Die Behandlung war gegen 13:20 Uhr beendet. Herr H. hatte also innerhalb von circa zwei Stunden einen festsitzenden, wenn auch provisorischen Zahnersatz erhalten. Die Behandlung war ohne Zwischenfall verlaufen. Dazu trug sicher auch der unbedingte Wille des Patienten zum Behandlungserfolg bei. Am darauffolgenden Freitag erhielt Herr H. das im Fremdlabor gefertigte Langzeitprovisorium. Beschwerden hatte der Patient so gut wie keine.

Fazit

Es ist klar, dass nicht das Einbringen der Implantate das Bemerkenswerte an diesem Patientenfall darstellt, sondern dass es gelang, einem schwerkranken Patienten rasch eine überzeugende und nachhaltige ZE-Versorgung zu bieten. Diese Lösung bietet Herrn H. ein Stück mehr Selbstständigkeit und hilft nicht zuletzt, seinen gesundheitlichen Zustand zu stabilisieren, indem er sich in Zukunft ausgewogener ernähren kann. Zur Art der Implantation und dem entsprechenden ZE liegen der Praxis und auch allgemein, ausreichende Erfahrungswerte vor, so dass man einen sehr sicheren Langzeiterfolg erwarten kann.
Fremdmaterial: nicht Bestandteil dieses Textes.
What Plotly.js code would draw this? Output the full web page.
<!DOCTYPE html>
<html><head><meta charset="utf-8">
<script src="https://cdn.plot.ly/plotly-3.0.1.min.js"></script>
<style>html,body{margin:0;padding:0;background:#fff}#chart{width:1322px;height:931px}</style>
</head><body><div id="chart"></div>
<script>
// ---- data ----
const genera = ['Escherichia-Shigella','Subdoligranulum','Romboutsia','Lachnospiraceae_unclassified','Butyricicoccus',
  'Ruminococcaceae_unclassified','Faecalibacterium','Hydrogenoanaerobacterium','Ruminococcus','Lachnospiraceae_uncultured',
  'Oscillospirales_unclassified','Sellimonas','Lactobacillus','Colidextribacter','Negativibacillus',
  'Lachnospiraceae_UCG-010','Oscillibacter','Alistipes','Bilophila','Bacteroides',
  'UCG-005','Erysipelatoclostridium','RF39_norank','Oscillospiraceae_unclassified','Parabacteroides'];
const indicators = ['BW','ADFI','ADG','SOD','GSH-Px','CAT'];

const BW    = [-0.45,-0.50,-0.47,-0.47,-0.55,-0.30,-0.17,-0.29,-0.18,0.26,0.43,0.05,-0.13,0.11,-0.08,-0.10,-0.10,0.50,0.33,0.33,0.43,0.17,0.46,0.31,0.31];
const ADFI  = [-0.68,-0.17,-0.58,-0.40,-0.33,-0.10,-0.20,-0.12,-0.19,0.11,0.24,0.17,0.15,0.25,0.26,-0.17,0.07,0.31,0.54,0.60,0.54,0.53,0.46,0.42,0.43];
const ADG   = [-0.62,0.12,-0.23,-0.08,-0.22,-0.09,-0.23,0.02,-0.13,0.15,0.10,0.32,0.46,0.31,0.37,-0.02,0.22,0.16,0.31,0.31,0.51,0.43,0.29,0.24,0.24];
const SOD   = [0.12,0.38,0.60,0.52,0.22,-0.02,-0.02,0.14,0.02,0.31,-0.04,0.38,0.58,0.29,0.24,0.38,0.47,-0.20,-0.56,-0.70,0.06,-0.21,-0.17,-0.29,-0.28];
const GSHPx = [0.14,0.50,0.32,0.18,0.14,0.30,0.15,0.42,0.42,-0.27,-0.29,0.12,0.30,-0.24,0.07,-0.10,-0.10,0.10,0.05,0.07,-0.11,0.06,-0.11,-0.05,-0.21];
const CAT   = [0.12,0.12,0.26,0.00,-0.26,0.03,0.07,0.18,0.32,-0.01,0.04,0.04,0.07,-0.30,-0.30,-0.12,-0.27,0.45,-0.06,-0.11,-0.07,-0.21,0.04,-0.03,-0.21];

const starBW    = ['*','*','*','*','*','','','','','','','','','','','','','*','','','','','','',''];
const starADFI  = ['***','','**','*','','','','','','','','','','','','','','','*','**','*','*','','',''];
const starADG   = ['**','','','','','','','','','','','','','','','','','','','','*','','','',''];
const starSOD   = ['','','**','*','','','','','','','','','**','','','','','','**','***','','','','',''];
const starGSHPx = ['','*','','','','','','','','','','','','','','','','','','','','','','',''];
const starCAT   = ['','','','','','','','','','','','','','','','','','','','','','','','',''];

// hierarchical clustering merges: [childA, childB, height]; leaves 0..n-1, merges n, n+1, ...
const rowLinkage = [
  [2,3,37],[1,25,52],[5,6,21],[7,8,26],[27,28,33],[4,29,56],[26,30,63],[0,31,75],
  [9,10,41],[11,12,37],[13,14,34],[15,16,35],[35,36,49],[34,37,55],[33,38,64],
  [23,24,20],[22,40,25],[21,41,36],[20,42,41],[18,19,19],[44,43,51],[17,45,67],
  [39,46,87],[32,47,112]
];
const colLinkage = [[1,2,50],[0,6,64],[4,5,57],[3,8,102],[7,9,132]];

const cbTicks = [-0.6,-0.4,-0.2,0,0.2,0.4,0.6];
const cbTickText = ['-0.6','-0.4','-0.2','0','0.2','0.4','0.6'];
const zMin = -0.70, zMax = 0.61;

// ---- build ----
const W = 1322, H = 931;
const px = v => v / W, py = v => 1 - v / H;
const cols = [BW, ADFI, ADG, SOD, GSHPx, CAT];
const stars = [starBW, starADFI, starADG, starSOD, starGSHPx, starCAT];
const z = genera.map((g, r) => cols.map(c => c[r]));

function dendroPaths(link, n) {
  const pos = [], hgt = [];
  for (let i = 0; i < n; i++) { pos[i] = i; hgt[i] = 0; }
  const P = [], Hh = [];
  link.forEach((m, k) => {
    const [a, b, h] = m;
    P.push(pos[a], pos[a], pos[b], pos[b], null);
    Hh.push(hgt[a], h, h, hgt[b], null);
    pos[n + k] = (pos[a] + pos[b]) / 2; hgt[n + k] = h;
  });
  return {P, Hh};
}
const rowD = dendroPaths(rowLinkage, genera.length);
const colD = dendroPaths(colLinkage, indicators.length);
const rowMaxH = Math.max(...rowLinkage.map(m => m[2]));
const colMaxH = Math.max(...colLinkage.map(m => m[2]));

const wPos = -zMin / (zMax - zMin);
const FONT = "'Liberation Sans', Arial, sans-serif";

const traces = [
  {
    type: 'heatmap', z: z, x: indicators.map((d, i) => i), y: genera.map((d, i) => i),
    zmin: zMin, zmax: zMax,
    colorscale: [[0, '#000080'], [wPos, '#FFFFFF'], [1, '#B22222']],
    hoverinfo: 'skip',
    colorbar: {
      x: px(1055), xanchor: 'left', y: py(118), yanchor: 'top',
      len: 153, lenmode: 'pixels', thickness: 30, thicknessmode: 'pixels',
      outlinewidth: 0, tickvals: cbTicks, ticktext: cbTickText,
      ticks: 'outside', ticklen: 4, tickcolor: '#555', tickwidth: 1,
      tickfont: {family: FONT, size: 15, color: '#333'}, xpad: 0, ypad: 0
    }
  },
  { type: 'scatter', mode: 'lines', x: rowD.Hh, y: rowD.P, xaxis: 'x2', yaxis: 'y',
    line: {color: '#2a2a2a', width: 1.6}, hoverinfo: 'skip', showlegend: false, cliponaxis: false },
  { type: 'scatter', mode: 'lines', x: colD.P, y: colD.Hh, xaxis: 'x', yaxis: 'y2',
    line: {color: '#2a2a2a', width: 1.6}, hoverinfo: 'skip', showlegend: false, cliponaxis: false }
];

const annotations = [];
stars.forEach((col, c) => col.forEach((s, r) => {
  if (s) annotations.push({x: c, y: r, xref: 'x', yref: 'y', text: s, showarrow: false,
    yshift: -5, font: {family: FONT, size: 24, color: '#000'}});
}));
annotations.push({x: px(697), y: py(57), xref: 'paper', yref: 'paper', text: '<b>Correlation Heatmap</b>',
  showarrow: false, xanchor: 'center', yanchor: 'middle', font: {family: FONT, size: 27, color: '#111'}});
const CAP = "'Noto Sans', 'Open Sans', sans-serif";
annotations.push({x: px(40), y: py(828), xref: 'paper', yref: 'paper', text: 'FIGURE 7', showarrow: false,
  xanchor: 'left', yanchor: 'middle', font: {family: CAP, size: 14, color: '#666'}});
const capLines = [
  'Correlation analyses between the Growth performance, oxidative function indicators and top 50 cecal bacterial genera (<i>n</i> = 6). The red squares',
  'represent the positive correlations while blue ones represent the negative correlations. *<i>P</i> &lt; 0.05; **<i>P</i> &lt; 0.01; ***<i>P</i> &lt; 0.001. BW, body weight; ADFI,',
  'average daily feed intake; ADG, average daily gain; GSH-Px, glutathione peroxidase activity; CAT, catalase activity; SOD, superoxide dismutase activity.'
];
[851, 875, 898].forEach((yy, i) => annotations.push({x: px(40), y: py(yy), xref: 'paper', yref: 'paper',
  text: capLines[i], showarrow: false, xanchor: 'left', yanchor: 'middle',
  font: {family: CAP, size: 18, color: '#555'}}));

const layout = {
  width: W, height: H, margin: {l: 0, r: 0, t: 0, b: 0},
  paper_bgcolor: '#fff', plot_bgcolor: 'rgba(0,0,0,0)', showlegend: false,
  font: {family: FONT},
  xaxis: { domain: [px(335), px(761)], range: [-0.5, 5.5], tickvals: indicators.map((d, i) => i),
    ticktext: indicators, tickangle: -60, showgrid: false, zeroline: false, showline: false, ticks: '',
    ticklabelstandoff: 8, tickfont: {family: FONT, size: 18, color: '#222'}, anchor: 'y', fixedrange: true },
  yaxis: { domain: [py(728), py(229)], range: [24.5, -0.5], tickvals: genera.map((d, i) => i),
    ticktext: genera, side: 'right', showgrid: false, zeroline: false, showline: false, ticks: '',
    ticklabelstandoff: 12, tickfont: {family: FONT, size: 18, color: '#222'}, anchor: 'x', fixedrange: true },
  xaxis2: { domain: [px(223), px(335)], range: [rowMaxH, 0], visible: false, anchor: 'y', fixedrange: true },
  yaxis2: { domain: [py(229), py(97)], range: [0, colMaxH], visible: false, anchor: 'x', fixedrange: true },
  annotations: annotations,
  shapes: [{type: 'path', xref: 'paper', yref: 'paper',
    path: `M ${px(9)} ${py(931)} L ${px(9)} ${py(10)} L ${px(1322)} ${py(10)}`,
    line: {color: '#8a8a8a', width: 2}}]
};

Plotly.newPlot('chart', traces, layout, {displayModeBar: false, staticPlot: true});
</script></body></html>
Am 5. Februar 2018 erfolgte beim Patienten ein Impregum- Abdruck mit individuellem Löffel über die vorhandenen Implantate einschließlich erneuter Bissnahme. Am 1. März 2018 wurden die Implantate im Mund nach Maßgabe des Labors mittels Kunststoffkäppchen parallel geschliffen und die endgültige Versorgung, eine Metall- (= NEM) Keramikbrücke definitiv eingegliedert. Der Patient ist bis heute völlig beschwerdefrei und sehr zufrieden.